Another common experience is discovering that the vinyl was hiding more than color. Sometimes people remove a wrap and find paint chips, sanding marks, old bodywork, or mismatched panels underneath. This is not always a wrap problem. In many cases, the wrap simply covered flaws that were already present. That is why experienced installers and detailers recommend checking paint condition before installation and being cautious during removal if the car has a repair history.
Adhesive residue is another area where expectations and reality do not always match. Many first-time DIYers assume the wrap will peel off and leave a clean, shiny panel behind. Sometimes it does. Often it does not. Residue tends to linger around edges, deep recesses, and panels that got more heat and UV exposure. The people who have the smoothest removals are usually the ones who plan for residue from the start instead of treating it like a rude surprise.

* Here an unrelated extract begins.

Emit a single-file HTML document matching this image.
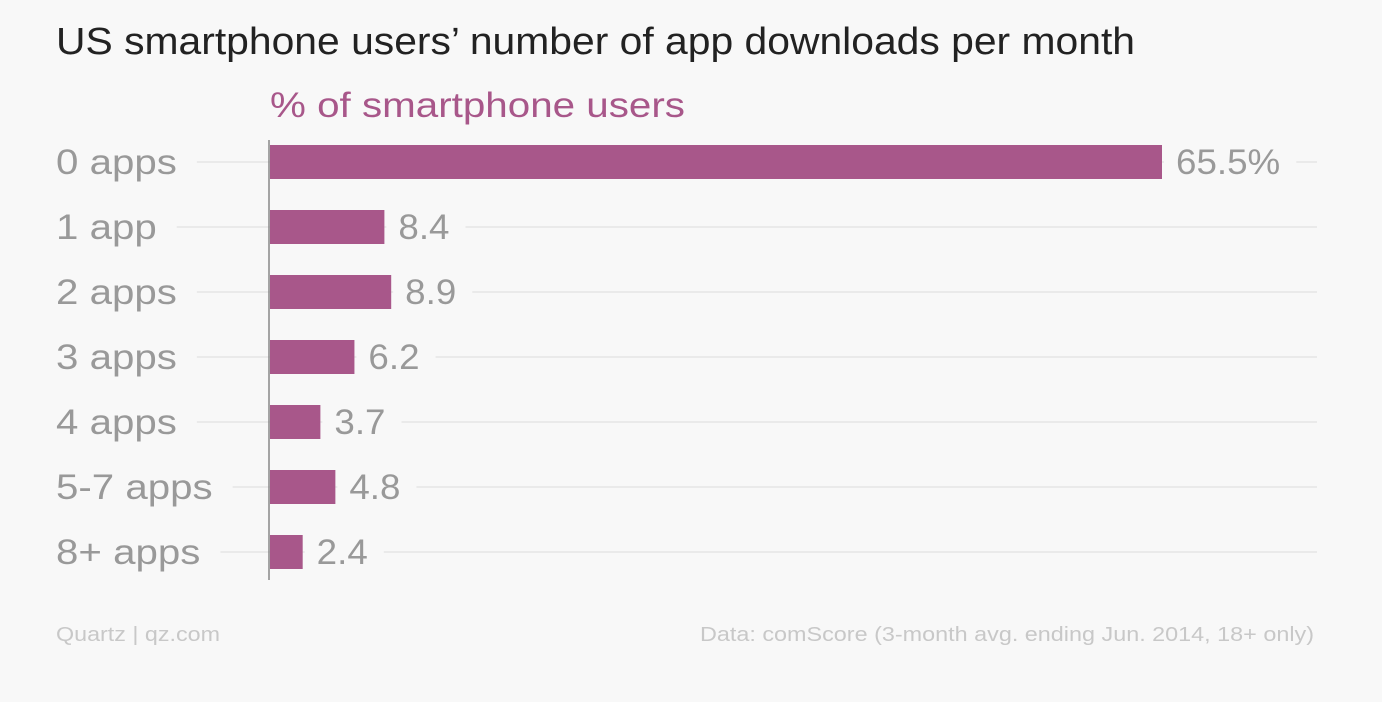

There is also a big difference between “removable” and “effortless.” High-quality wrap films are designed to be removed, but that does not mean they leap off the car out of professional courtesy. Even a quality film can become difficult if it stays on too long, sees harsh weather, or sits on compromised paint. A lot of hard-earned experience in this space boils down to one simple truth: timing matters. Remove a wrap while it is still in decent shape, and the job is usually manageable. Wait until it is faded, brittle, and cracking, and the labor rises fast.
Finally, one of the best lessons from real wrap removal jobs is that slow progress is still progress. People who get the best results tend to work methodically, one panel at a time, one section at a time, one towel at a time. They stop when the film resists, add more heat, adjust their angle, and keep going. The people who get into trouble are usually the ones who rush, overheat, or treat the wrap like it personally insulted them. Car wrap removal is not glamorous, but it rewards patience in a very practical way: cleaner paint, less residue, and fewer expensive mistakes.
Final Thoughts
If you want the easiest way to remove a wrap from a car, the real secret is not a magic chemical or a heroic amount of force. It is controlled heat, a shallow peel angle, gentle tools, and enough patience to let the process work. That combination gives you the best chance of removing the vinyl cleanly while protecting the paint underneath.
For some jobs, DIY removal is absolutely realistic. For others, especially older wraps on fragile paint, hiring a professional is the smarter call. Either way, the goal is the same: get the wrap off without turning a cosmetic project into a body-shop invoice.
Take it slow, keep the surface warm, and remember: when a wrap refuses to peel, it is usually asking for a better method, not more aggression.